[Available data]

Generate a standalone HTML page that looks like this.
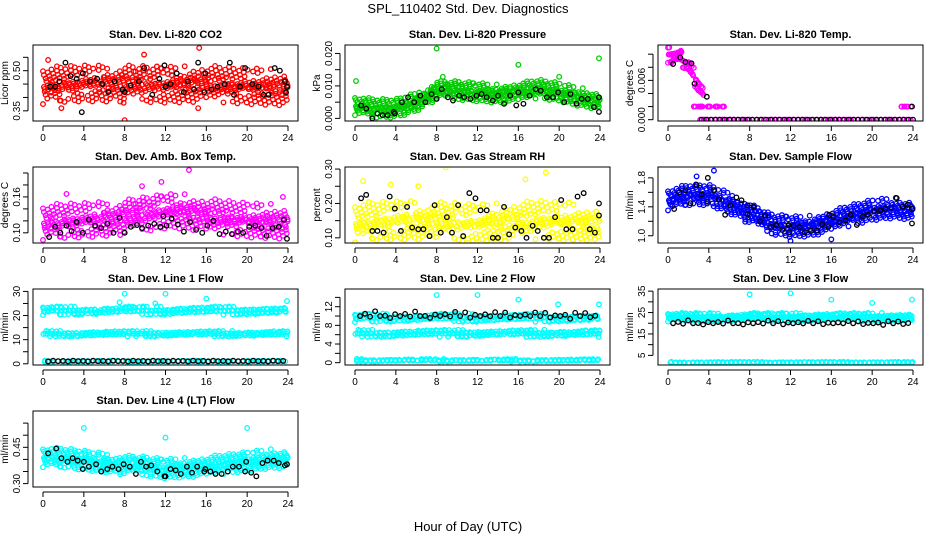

--

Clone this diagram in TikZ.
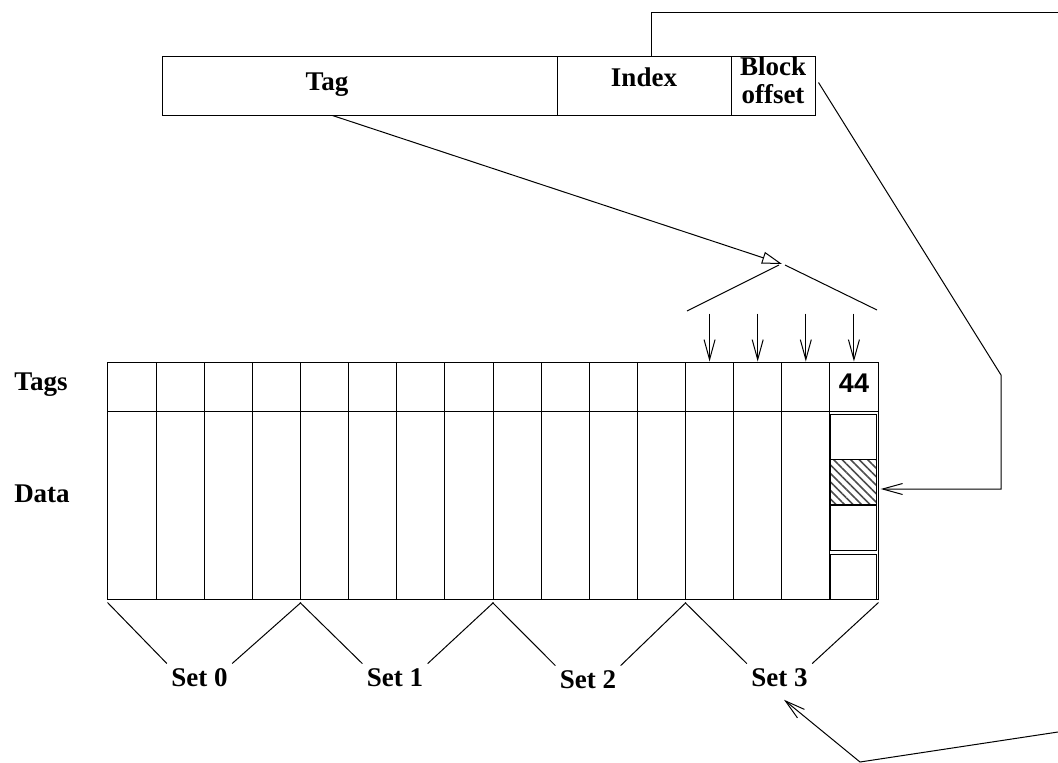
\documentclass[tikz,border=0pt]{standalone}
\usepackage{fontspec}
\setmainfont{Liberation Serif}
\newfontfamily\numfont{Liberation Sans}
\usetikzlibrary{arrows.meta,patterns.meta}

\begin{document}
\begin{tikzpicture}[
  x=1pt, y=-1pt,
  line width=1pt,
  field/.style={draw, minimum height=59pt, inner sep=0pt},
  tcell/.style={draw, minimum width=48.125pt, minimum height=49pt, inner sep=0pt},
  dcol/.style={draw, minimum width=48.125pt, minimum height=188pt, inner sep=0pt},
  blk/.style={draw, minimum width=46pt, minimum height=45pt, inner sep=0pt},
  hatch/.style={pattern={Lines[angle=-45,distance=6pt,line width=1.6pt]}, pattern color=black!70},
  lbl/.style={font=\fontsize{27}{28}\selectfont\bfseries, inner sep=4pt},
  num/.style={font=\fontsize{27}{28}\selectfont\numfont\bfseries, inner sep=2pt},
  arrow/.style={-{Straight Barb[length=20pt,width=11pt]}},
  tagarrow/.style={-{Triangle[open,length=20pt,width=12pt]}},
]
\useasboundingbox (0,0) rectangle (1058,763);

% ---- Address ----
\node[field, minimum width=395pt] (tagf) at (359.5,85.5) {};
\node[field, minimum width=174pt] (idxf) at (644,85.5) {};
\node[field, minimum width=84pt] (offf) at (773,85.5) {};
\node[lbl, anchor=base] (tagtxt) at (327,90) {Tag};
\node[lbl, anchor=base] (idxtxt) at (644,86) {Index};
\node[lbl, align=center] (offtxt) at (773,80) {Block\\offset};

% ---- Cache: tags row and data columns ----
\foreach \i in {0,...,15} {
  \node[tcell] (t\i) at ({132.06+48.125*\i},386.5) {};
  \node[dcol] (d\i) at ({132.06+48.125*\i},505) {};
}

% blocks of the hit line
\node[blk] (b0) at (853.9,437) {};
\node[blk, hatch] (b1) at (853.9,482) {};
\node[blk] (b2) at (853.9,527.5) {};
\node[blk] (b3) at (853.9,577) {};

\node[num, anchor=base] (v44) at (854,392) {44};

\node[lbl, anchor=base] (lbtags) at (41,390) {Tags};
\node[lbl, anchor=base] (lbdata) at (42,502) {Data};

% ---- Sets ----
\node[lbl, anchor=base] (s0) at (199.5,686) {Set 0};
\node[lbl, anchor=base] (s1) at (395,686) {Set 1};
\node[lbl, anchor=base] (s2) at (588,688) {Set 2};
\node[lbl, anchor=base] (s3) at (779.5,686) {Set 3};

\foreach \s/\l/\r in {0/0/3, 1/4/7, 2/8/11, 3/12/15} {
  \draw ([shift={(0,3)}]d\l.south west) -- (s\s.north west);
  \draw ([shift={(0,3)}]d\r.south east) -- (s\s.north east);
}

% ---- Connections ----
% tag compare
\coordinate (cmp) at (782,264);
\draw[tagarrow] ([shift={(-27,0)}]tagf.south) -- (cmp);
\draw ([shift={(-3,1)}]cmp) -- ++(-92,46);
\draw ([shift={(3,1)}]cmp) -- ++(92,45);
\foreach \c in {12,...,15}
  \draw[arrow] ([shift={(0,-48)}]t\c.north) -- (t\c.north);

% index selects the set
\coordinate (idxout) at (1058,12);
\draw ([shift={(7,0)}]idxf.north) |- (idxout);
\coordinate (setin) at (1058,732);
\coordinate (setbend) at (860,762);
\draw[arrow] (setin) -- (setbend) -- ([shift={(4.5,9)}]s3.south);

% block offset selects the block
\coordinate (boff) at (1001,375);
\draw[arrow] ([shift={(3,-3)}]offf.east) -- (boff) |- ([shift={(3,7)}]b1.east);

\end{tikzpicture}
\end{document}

==

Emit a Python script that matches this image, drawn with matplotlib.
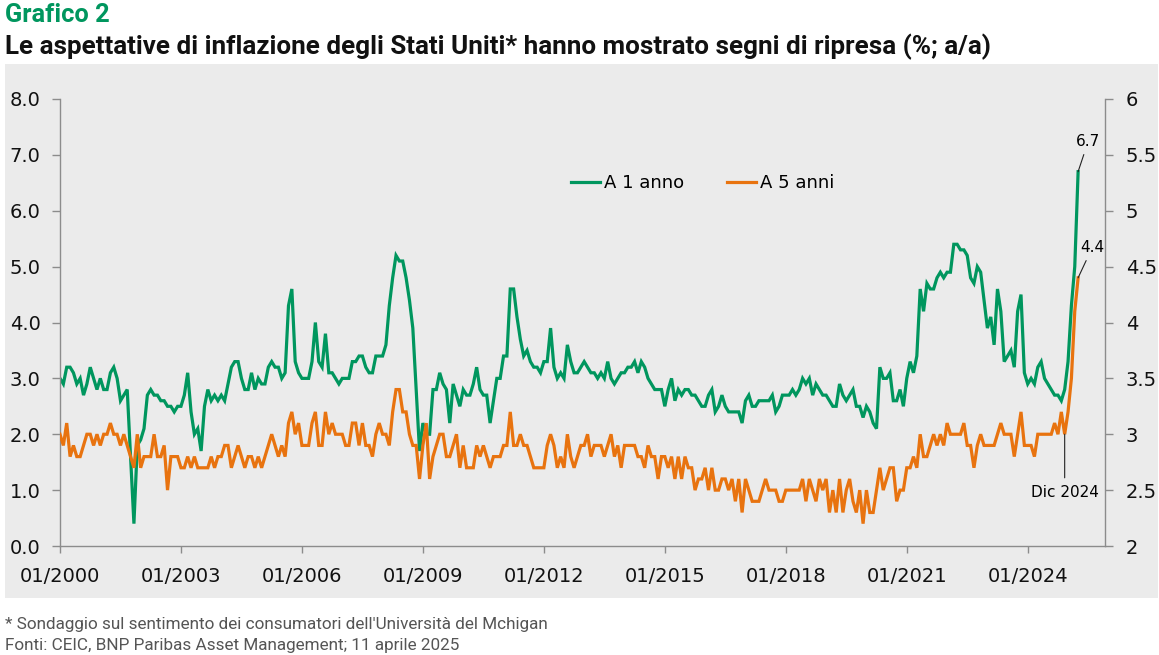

[Given instruction]
Tally the lines of the material above that contain the word "this" and report the total alone.

[Output]
3